═══ DATASET EXTRACT ═══

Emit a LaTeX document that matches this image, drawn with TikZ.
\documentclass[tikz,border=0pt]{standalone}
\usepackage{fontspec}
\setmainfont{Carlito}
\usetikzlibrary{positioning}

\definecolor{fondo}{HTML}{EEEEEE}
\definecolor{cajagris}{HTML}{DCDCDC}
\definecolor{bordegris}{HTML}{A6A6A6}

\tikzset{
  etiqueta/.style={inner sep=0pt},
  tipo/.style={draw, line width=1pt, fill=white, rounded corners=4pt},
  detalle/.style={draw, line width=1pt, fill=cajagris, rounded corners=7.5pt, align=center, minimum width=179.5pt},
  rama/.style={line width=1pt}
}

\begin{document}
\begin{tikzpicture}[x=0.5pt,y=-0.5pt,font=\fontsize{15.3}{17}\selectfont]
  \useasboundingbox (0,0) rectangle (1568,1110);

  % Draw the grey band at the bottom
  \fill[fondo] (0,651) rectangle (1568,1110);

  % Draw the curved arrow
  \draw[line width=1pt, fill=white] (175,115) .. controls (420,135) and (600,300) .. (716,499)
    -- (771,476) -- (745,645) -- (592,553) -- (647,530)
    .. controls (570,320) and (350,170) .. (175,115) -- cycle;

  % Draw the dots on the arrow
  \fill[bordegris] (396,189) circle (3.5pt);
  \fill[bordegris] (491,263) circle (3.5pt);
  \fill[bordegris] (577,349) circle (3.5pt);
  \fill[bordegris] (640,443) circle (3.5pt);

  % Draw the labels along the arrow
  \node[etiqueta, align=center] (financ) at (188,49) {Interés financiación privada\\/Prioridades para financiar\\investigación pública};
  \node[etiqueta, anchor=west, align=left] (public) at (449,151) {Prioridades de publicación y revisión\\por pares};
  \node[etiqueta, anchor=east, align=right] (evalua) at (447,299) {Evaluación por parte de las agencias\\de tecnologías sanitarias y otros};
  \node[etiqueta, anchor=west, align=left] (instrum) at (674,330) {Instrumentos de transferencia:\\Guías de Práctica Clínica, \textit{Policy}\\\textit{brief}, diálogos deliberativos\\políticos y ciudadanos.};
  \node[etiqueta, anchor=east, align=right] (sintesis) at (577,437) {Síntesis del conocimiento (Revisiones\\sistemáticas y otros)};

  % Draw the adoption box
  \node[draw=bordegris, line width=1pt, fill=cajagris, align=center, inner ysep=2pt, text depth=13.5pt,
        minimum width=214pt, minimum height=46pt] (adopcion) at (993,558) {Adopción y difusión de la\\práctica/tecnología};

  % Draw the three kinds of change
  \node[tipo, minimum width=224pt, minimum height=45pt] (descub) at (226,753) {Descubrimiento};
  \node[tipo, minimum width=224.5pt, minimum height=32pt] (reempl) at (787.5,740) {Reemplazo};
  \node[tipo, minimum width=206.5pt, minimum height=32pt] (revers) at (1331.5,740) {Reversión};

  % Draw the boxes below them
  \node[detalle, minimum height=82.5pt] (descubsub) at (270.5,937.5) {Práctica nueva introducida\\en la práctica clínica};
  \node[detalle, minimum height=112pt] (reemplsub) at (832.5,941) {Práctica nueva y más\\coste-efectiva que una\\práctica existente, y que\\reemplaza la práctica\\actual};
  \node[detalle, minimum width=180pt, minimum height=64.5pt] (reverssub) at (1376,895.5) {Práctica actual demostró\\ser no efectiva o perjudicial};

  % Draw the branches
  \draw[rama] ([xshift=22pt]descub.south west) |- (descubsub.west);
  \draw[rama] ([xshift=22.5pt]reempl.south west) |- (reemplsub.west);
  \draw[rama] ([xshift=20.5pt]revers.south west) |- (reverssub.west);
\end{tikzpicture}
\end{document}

═══
═══ DATASET EXTRACT ═══

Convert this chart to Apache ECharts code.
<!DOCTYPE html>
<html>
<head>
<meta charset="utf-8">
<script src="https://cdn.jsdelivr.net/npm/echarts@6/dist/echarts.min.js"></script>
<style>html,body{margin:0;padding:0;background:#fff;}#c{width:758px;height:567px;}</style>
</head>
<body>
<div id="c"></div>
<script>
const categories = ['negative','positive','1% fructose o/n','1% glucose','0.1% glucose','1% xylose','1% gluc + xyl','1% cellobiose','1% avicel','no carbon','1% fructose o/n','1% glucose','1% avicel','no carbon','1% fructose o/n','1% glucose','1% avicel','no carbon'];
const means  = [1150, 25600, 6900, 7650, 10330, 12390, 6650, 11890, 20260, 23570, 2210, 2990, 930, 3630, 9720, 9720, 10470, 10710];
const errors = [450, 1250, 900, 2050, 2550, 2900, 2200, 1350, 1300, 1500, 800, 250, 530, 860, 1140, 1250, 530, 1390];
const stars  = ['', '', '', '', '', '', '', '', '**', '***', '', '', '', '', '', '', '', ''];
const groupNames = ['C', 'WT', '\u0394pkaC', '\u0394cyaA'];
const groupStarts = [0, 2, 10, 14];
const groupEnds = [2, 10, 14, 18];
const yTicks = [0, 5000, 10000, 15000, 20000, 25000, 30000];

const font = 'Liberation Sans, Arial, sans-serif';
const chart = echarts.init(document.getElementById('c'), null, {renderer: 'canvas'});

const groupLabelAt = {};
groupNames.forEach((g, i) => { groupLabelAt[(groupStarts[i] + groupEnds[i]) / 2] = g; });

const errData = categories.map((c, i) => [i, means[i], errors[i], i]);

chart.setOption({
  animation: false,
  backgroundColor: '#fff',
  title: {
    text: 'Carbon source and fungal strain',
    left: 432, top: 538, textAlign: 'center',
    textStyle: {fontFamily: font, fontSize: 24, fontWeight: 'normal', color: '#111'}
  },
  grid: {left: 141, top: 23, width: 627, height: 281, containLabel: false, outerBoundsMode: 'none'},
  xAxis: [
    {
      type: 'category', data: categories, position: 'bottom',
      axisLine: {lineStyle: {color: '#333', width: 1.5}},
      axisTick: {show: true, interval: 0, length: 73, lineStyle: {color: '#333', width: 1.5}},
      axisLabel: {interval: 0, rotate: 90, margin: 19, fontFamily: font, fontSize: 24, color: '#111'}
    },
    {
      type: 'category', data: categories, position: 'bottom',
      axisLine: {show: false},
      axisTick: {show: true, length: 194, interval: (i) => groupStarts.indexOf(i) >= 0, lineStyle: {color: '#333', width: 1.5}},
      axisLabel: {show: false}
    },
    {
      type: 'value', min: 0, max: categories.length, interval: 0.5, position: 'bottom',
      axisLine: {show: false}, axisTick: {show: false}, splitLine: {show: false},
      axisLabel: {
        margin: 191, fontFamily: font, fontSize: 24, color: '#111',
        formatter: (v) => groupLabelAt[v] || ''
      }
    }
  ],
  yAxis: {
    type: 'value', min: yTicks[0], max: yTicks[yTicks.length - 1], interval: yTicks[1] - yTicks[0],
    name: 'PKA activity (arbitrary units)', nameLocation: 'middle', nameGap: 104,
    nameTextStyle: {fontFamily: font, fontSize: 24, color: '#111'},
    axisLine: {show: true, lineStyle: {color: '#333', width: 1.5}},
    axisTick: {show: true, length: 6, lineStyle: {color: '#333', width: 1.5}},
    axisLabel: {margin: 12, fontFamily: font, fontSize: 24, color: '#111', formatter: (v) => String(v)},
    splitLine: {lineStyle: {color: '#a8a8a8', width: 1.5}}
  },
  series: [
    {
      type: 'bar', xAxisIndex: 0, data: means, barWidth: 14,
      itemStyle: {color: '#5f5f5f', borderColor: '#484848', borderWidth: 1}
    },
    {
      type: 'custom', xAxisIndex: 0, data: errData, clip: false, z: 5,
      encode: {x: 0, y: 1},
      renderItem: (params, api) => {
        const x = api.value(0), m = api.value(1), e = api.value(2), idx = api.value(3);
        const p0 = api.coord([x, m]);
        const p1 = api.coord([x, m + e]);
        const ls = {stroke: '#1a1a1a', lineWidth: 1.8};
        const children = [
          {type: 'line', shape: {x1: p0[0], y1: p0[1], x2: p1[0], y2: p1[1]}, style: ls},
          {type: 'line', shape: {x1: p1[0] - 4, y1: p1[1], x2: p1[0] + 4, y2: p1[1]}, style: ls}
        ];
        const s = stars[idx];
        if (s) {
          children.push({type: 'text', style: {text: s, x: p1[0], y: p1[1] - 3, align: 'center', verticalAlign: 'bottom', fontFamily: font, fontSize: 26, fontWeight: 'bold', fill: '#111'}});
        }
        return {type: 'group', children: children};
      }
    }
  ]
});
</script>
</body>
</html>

═══

Quote the data above from the line containing "Emit a LaTeX" to the line containing "(640,443) circle (3.5pt);", inclusive, and stop.

OUTPUT FOR THIS TASK:
Emit a LaTeX document that matches this image, drawn with TikZ.
\documentclass[tikz,border=0pt]{standalone}
\usepackage{fontspec}
\setmainfont{Carlito}
\usetikzlibrary{positioning}

\definecolor{fondo}{HTML}{EEEEEE}
\definecolor{cajagris}{HTML}{DCDCDC}
\definecolor{bordegris}{HTML}{A6A6A6}

\tikzset{
  etiqueta/.style={inner sep=0pt},
  tipo/.style={draw, line width=1pt, fill=white, rounded corners=4pt},
  detalle/.style={draw, line width=1pt, fill=cajagris, rounded corners=7.5pt, align=center, minimum width=179.5pt},
  rama/.style={line width=1pt}
}

\begin{document}
\begin{tikzpicture}[x=0.5pt,y=-0.5pt,font=\fontsize{15.3}{17}\selectfont]
  \useasboundingbox (0,0) rectangle (1568,1110);

  % Draw the grey band at the bottom
  \fill[fondo] (0,651) rectangle (1568,1110);

  % Draw the curved arrow
  \draw[line width=1pt, fill=white] (175,115) .. controls (420,135) and (600,300) .. (716,499)
    -- (771,476) -- (745,645) -- (592,553) -- (647,530)
    .. controls (570,320) and (350,170) .. (175,115) -- cycle;

  % Draw the dots on the arrow
  \fill[bordegris] (396,189) circle (3.5pt);
  \fill[bordegris] (491,263) circle (3.5pt);
  \fill[bordegris] (577,349) circle (3.5pt);
  \fill[bordegris] (640,443) circle (3.5pt);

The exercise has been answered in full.